2 de octubre de 2020

El cuento empezaba así: “Buenos Aires, martes 15 de julio 1958/ Sr. Alberto Rojas, Lobos, F.C.N.G.R. / Mi querido amigo: como siempre a esta altura del año, me invade un gran deseo de volver a ver a los viejos amigos, tan alejados ya por esas mil razones que la vida…” pensé en lo sorprendente y agradable que sería recibir hoy una carta escrita a mano, dentro de su sobre, con estampillas y sellos. Un objeto en vías de extinción que contuviera un mensaje redactado sólo para mí, sin copias, sin nubes, sin Drives, irrevivible una vez destruido, que no dejase rastros más que en mi memoria y la tuya de esa charla de tiempos tan desencontrados como los de las cartas. Piezas únicas, dignas de un museo. Hojas con dobleces, testigos de formas de contar de una persona a otra. Papeles que encierran y guardan el paréntesis de tiempo que se usó para escribirlas. No hay forma de conservar el tiempo que usamos para preparar una cena para los amigos, para ver reír a los hijos, ni para recuperar los primeros rastros del amor húmedo de la siesta. Las cosas suceden y se desintegran en el recuerdo, se evanescen o se desvirtúan salvo cuando las escribimos, reviviéndolas con las mejores palabras que se nos ocurren o en el atropello de la emoción a borbotones. El momento pasó, pero en la carta queda, preso, el tiempo del relato. Voy a escribirte. Y voy a ir al correo y mandarte la carta.
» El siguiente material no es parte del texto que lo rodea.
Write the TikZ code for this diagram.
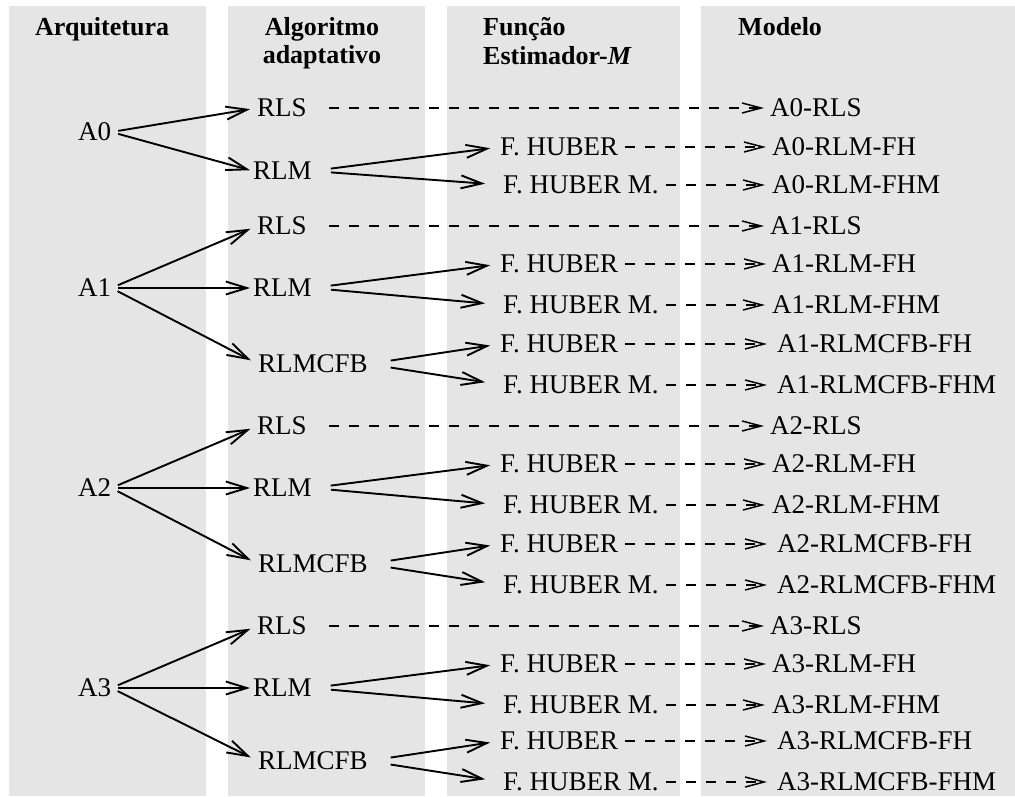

Y si hubiera buzón, al buzón. No tengo nada especial para decirte pero habrá media hora allí encerrada para vos, para contarte tonterías, para que me leas en cinco minutos, en diez, una vez o mil y cuando la sostengas, por favor no te preocupes por lo que diga, pensá que ahí está mi tiempo, para vos, guardado, hecho tinta.